Direction:
Set down the material exactly as given, please, from its first line through the line that includes "import pandas as pd".
** Start Data excerpt **
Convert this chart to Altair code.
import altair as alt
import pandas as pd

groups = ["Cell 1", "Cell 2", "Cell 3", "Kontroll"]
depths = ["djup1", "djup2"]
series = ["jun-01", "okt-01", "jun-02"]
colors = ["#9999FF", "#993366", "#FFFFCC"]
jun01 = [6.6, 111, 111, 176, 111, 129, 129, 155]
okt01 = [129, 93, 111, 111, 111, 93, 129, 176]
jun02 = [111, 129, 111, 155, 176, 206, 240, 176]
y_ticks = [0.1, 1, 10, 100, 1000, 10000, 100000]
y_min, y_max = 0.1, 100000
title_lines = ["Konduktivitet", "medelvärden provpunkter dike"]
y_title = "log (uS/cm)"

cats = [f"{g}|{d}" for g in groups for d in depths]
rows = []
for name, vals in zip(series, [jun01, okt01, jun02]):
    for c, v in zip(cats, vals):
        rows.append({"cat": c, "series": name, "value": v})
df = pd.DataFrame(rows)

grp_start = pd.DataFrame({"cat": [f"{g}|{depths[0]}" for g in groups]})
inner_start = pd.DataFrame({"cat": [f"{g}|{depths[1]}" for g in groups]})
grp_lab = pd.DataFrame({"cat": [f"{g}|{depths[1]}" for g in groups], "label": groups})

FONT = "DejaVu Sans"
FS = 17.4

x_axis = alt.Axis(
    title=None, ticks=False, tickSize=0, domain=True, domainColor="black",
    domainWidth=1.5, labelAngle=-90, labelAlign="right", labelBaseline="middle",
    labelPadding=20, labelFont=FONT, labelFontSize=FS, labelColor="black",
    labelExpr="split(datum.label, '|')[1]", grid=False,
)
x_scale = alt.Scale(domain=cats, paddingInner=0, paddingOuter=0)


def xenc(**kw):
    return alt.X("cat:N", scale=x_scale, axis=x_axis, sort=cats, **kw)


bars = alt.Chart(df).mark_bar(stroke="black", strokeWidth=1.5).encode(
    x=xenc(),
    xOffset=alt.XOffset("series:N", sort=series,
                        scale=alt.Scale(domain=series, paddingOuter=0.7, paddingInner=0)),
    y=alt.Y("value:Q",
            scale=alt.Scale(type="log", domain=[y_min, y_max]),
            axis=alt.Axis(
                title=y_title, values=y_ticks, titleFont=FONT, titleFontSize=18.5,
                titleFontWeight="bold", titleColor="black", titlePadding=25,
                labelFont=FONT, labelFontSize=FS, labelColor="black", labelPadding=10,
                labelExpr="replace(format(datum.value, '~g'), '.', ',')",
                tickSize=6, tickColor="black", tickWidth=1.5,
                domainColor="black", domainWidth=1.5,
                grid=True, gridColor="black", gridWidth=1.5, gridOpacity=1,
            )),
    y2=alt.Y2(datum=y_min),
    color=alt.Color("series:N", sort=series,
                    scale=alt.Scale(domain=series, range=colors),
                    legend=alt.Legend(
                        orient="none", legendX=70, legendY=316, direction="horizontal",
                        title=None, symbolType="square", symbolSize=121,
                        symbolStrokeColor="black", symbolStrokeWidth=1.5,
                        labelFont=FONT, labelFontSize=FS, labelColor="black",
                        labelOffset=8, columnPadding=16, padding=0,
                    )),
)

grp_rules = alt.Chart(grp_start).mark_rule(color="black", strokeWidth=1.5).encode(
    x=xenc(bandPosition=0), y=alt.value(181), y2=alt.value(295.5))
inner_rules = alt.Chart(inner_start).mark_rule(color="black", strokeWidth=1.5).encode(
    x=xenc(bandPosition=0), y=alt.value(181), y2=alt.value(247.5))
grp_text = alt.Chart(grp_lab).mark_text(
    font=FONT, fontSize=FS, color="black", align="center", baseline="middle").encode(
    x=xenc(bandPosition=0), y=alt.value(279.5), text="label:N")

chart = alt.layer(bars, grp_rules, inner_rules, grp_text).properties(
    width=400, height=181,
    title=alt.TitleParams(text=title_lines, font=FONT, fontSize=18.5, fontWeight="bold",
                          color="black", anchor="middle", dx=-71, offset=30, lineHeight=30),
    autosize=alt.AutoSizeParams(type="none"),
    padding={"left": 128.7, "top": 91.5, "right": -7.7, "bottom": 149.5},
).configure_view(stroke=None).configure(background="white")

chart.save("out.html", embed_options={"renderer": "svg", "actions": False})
** End Data excerpt **
Written reply:
Convert this chart to Altair code.
import altair as alt
import pandas as pd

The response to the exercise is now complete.